𝐏𝐑𝐎𝐋𝐎𝐆𝐔𝐄
𝐀𝐒-the golden-haired girl awoke, her body drenched in heavy, saline sweat that trickled down her glistening forehead, she realized with a sinking heart that the world she once knew was nothing more than a distant memory.
Her delicate frame was encased within a claustrophobic, cage-like structure—a makeshift prison crammed to the brim with supplies. The confined space felt suffocating, the air stale and heavy, amplifying the dread that coursed through her veins.
She had no memory of who she was or where she might be, but one thing became glaringly clear:
Nothing about this was good.
As though the cage could read her very thoughts, it began to ascend with a jarring speed, faster and faster until her surroundings blurred into a nauseating whirl. She stumbled, her legs giving way, and her head collided with a jagged edge of the cold metal. Pain exploded through her skull, a searing agony that pulled her into a suffocating darkness—a darkness as absolute as a void stripped of stars, void of life’s faintest glimmer.
When she finally stirred, sparks of pain rippled through her body, radiating from the sharp wound on her head. Her eyes shot open, her senses returning in disjointed fragments. The world around her swam into focus. She found herself in a tiny hut, sparsely furnished with only a battered chair and shelves lined with vials of medicine. The air smelled faintly of herbs and alcohol, a sharp, sterile scent that did nothing to calm her mounting panic.
Without a second thought, the blonde-haired girl bolted, ignoring the throbbing ache in her skull. Adrenaline coursed through her veins, drowning out her pain as her bare feet pounded against the rough, uneven ground.

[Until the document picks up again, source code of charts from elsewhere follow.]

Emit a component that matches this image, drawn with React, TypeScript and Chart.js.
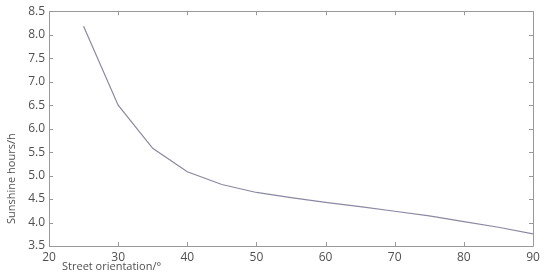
import React, { useEffect, useRef } from "react";
import { Chart, registerables } from "chart.js";

Chart.register(...registerables);

const orientations = [25, 30, 35, 40, 45, 50, 55, 60, 65, 70, 75, 80, 85, 90];
const sunshineHours = [8.18, 6.5, 5.58, 5.08, 4.81, 4.64, 4.53, 4.43, 4.34, 4.24, 4.14, 4.02, 3.9, 3.76];
const xTitle = "Street orientation/°";
const yTitle = "Sunshine hours/h";

const FONT = "'Open Sans', 'Noto Sans', sans-serif";
const AXIS = "#999999";
const TEXT = "#505050";

const framePlugin = {
  id: "frame",
  afterDraw(chart: any) {
    const { ctx, chartArea: a, scales } = chart;
    const x = scales.x;
    const y = scales.y;
    ctx.save();
    ctx.strokeStyle = AXIS;
    ctx.lineWidth = 1;
    ctx.beginPath();
    ctx.rect(Math.round(a.left) + 0.5, Math.round(a.top) + 0.5, Math.round(a.right - a.left), Math.round(a.bottom - a.top));
    ctx.stroke();
    const len = 4;
    ctx.beginPath();
    x.ticks.forEach((t: any) => {
      const px = Math.round(x.getPixelForValue(t.value)) + 0.5;
      ctx.moveTo(px, a.bottom);
      ctx.lineTo(px, a.bottom - len);
      ctx.moveTo(px, a.top);
      ctx.lineTo(px, a.top + len);
    });
    y.ticks.forEach((t: any) => {
      const py = Math.round(y.getPixelForValue(t.value)) + 0.5;
      ctx.moveTo(a.left, py);
      ctx.lineTo(a.left + len, py);
      ctx.moveTo(a.right, py);
      ctx.lineTo(a.right - len, py);
    });
    ctx.stroke();
    ctx.fillStyle = TEXT;
    ctx.font = `11px ${FONT}`;
    ctx.textBaseline = "middle";
    ctx.textAlign = "left";
    ctx.fillText(xTitle, a.left + 13, a.bottom + 21);
    ctx.translate(12, (a.top + a.bottom) / 2 + 50);
    ctx.rotate(-Math.PI / 2);
    ctx.textAlign = "center";
    ctx.fillText(yTitle, 0, 0);
    ctx.restore();
  },
};

export default function App() {
  const ref = useRef<HTMLCanvasElement>(null);
  useEffect(() => {
    if (!ref.current) return;
    const chart = new Chart(ref.current, {
      type: "line",
      data: {
        datasets: [
          {
            data: orientations.map((o, i) => ({ x: o, y: sunshineHours[i] })),
            borderColor: "#8a88a2",
            borderWidth: 1.2,
            pointRadius: 0,
            tension: 0,
            fill: false,
          },
        ],
      },
      options: {
        animation: false,
        responsive: false,
        devicePixelRatio: 1,
        layout: { padding: { left: 0, top: 11, right: 17, bottom: 0 } },
        plugins: { legend: { display: false }, tooltip: { enabled: false } },
        scales: {
          x: {
            type: "linear",
            min: 20,
            max: 90,
            afterFit: (s: any) => { s.height = 34; },
            grid: { display: false, drawTicks: false },
            border: { display: false },
            ticks: { stepSize: 10, padding: 4, color: TEXT, font: { family: FONT, size: 12 } },
          },
          y: {
            min: 3.5,
            max: 8.5,
            afterFit: (s: any) => { s.width = 49; },
            grid: { display: false, drawTicks: false },
            border: { display: false },
            ticks: {
              stepSize: 0.5,
              padding: 4,
              color: TEXT,
              font: { family: FONT, size: 12 },
              callback: (v: any) => Number(v).toFixed(1),
            },
          },
        },
      },
      plugins: [framePlugin],
    });
    return () => chart.destroy();
  }, []);
  return (
    <div style={{ position: "fixed", left: 0, top: 0, width: 550, height: 280, background: "#fff" }}>
      <canvas ref={ref} width={550} height={280} />
    </div>
  );
}
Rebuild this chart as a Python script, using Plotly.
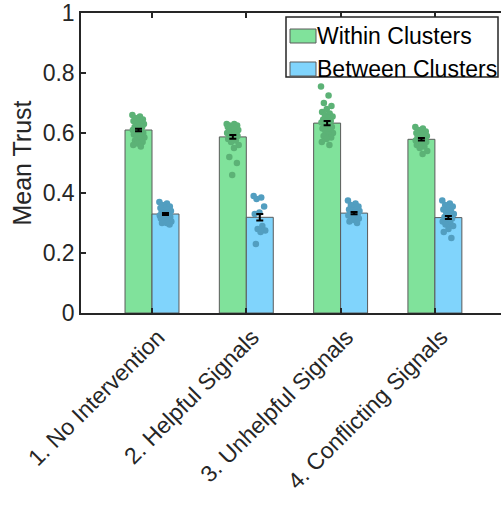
import plotly.graph_objects as go

# ---------------- data ----------------
categories = ["1. No Intervention", "2. Helpful Signals", "3. Unhelpful Signals", "4. Conflicting Signals"]
series_names = ["Within Clusters", "Between Clusters"]
within_mean = [0.610, 0.587, 0.633, 0.579]
between_mean = [0.330, 0.319, 0.333, 0.318]
within_sem = [0.004, 0.006, 0.007, 0.004]
between_sem = [0.003, 0.011, 0.004, 0.005]

within_points = [
    [0.66, 0.655, 0.65, 0.645, 0.64, 0.64, 0.635, 0.63, 0.63, 0.625, 0.62, 0.62, 0.615, 0.61,
     0.61, 0.605, 0.60, 0.60, 0.595, 0.59, 0.59, 0.585, 0.58, 0.575, 0.57, 0.565, 0.56, 0.555],
    [0.63, 0.63, 0.625, 0.625, 0.62, 0.62, 0.615, 0.615, 0.61, 0.61, 0.605, 0.60, 0.60, 0.60,
     0.595, 0.59, 0.59, 0.585, 0.58, 0.575, 0.57, 0.56, 0.55, 0.52, 0.50, 0.46],
    [0.755, 0.725, 0.70, 0.69, 0.68, 0.67, 0.665, 0.66, 0.655, 0.65, 0.645, 0.64, 0.64, 0.635,
     0.63, 0.625, 0.62, 0.62, 0.615, 0.61, 0.605, 0.60, 0.595, 0.59, 0.585, 0.58, 0.57, 0.56],
    [0.62, 0.615, 0.61, 0.605, 0.60, 0.60, 0.595, 0.59, 0.59, 0.585, 0.585, 0.58, 0.58, 0.575,
     0.575, 0.57, 0.57, 0.565, 0.56, 0.555, 0.55, 0.54, 0.53],
]
between_points = [
    [0.37, 0.365, 0.36, 0.355, 0.35, 0.35, 0.345, 0.34, 0.34, 0.335, 0.335, 0.33, 0.33, 0.325,
     0.325, 0.32, 0.32, 0.315, 0.315, 0.31, 0.31, 0.305, 0.30, 0.30, 0.295],
    [0.39, 0.385, 0.38, 0.355, 0.335, 0.33, 0.29, 0.28, 0.275, 0.27, 0.23],
    [0.375, 0.365, 0.36, 0.355, 0.35, 0.345, 0.345, 0.34, 0.34, 0.335, 0.335, 0.33, 0.33, 0.325,
     0.325, 0.32, 0.315, 0.31, 0.305, 0.30],
    [0.375, 0.365, 0.36, 0.355, 0.35, 0.345, 0.34, 0.335, 0.33, 0.325, 0.32, 0.315, 0.31, 0.305,
     0.30, 0.295, 0.29, 0.28, 0.27, 0.25],
]

y_ticks = [0, 0.2, 0.4, 0.6, 0.8, 1]
y_tick_labels = ["0", "0.2", "0.4", "0.6", "0.8", "1"]
y_title = "Mean Trust"

# ---------------- style ----------------
FONT = "Liberation Sans, Arial, Helvetica, sans-serif"
AX = "#262626"
GREEN_BAR = "rgb(128,226,155)"
BLUE_BAR = "rgb(128,212,252)"
GREEN_DOT = "rgb(92,178,118)"
BLUE_DOT = "rgb(82,158,192)"
BAR_W = 0.286
W, H = 501, 505
ML, MR, MT, MB = 81, 0, 13, 192
PW, PH = W - ML - MR, H - MT - MB
UNIT = 94.3  # px per category
xpos = list(range(1, len(categories) + 1))


def jitter(k):
    return (((k * 0.618034) % 1.0) - 0.5) * 0.13


fig = go.Figure()

fig.add_trace(go.Bar(x=xpos, y=within_mean, width=BAR_W, offset=-BAR_W,
                     marker=dict(color=GREEN_BAR, line=dict(color="#5a5a5a", width=1)),
                     name=series_names[0], showlegend=False))
fig.add_trace(go.Bar(x=xpos, y=between_mean, width=BAR_W, offset=0,
                     marker=dict(color=BLUE_BAR, line=dict(color="#5a5a5a", width=1)),
                     name=series_names[1], showlegend=False))

for i, (wp, bp) in enumerate(zip(within_points, between_points)):
    cx = xpos[i]
    fig.add_trace(go.Scatter(x=[cx - BAR_W / 2 + jitter(k) for k in range(len(wp))], y=wp,
                             mode="markers", marker=dict(size=6.5, color=GREEN_DOT),
                             showlegend=False, hoverinfo="y"))
    fig.add_trace(go.Scatter(x=[cx + BAR_W / 2 + jitter(k) for k in range(len(bp))], y=bp,
                             mode="markers", marker=dict(size=6.5, color=BLUE_DOT),
                             showlegend=False, hoverinfo="y"))

fig.add_trace(go.Scatter(x=[c - BAR_W / 2 for c in xpos], y=within_mean, mode="markers",
                         marker=dict(size=1, color="rgba(0,0,0,0)"), showlegend=False,
                         error_y=dict(type="data", array=within_sem, color="black", thickness=2, width=3.5)))
fig.add_trace(go.Scatter(x=[c + BAR_W / 2 for c in xpos], y=between_mean, mode="markers",
                         marker=dict(size=1, color="rgba(0,0,0,0)"), showlegend=False,
                         error_y=dict(type="data", array=between_sem, color="black", thickness=2, width=3.5)))

x0 = 1 - (152 - ML) / UNIT
fig.update_xaxes(range=[x0, x0 + PW / UNIT], tickvals=xpos, ticktext=categories, tickangle=-45,
                 ticks="inside", ticklen=5, tickwidth=1.5, tickcolor=AX, showline=True, linecolor=AX,
                 linewidth=1.5, mirror="ticks", showgrid=False, zeroline=False,
                 ticklabelshift=6,
                 tickfont=dict(family=FONT, size=23, color=AX))
fig.update_yaxes(range=[0, 1], tickvals=y_ticks, ticktext=y_tick_labels, ticks="inside", ticklen=5,
                 tickwidth=1.5, tickcolor=AX, showline=True, linecolor=AX, linewidth=1.5,
                 showgrid=False, zeroline=False, tickfont=dict(family=FONT, size=23, color=AX),
                 title=dict(text=y_title, font=dict(family=FONT, size=25, color=AX), standoff=4))


def px(x):
    return (x - ML) / PW


def py(y):
    return (H - MB - y) / PH


shapes = [
    dict(type="rect", xref="paper", yref="paper", x0=px(286), x1=px(498), y0=py(77), y1=py(17),
         line=dict(color=AX, width=1.5), fillcolor="white", layer="above"),
    dict(type="rect", xref="paper", yref="paper", x0=px(290), x1=px(316), y0=py(43), y1=py(29),
         line=dict(color="#5a5a5a", width=1), fillcolor=GREEN_BAR, layer="above"),
    dict(type="rect", xref="paper", yref="paper", x0=px(290), x1=px(316), y0=py(76), y1=py(62),
         line=dict(color="#5a5a5a", width=1), fillcolor=BLUE_BAR, layer="above"),
]
annotations = [
    dict(xref="paper", yref="paper", x=px(315), y=py(36), text=series_names[0], showarrow=False,
         xanchor="left", yanchor="middle", font=dict(family=FONT, size=23, color="black")),
    dict(xref="paper", yref="paper", x=px(315), y=py(69), text=series_names[1], showarrow=False,
         xanchor="left", yanchor="middle", font=dict(family=FONT, size=23, color="black")),
]

fig.update_layout(width=W, height=H, margin=dict(l=ML, r=MR, t=MT, b=MB, autoexpand=False),
                  plot_bgcolor="white", paper_bgcolor="white", showlegend=False,
                  shapes=shapes, annotations=annotations, barmode="overlay")

fig.write_html("out.html", config={"displayModeBar": False},
               post_script="document.body.style.margin='0px';document.body.style.overflow='hidden';"
                           "document.documentElement.style.overflow='hidden';")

But then she stopped abruptly, her breath hitching in her chest. Looming before her were enormous stone walls, their surfaces covered in a dense blanket of ivy, the green tendrils twisting and coiling like living chains. She stood frozen, her wide eyes darting from one corner of the towering barrier to another.
Her breathing grew ragged, each gasp of air more strained than the last. The oppressive walls seemed to press inward, and as her lungs struggled to draw in oxygen, her vision blurred with pinpricks of light—like stars invading the daylight.
The world spun, and just as her legs began to wobble beneath her, a sound cut through the suffocating silence. Laughter. Deep, mocking laughter echoed all around her, resonating off the stone walls. It was deafening and inescapable, like the taunts of unseen phantoms.
What unsettled her most, however, wasn’t the sound itself but the strange familiarity of the voices. Every laugh belonged to boys—voices she should have recognized but couldn’t place, as though her mind were playing cruel tricks on her.
For the first time, she felt truly cornered, like a trapped animal under the watchful eyes of predators.
Her pulse raced, her thoughts scattered like shards of broken glass. What was this place? Who were they?
And most importantly, how would she escape?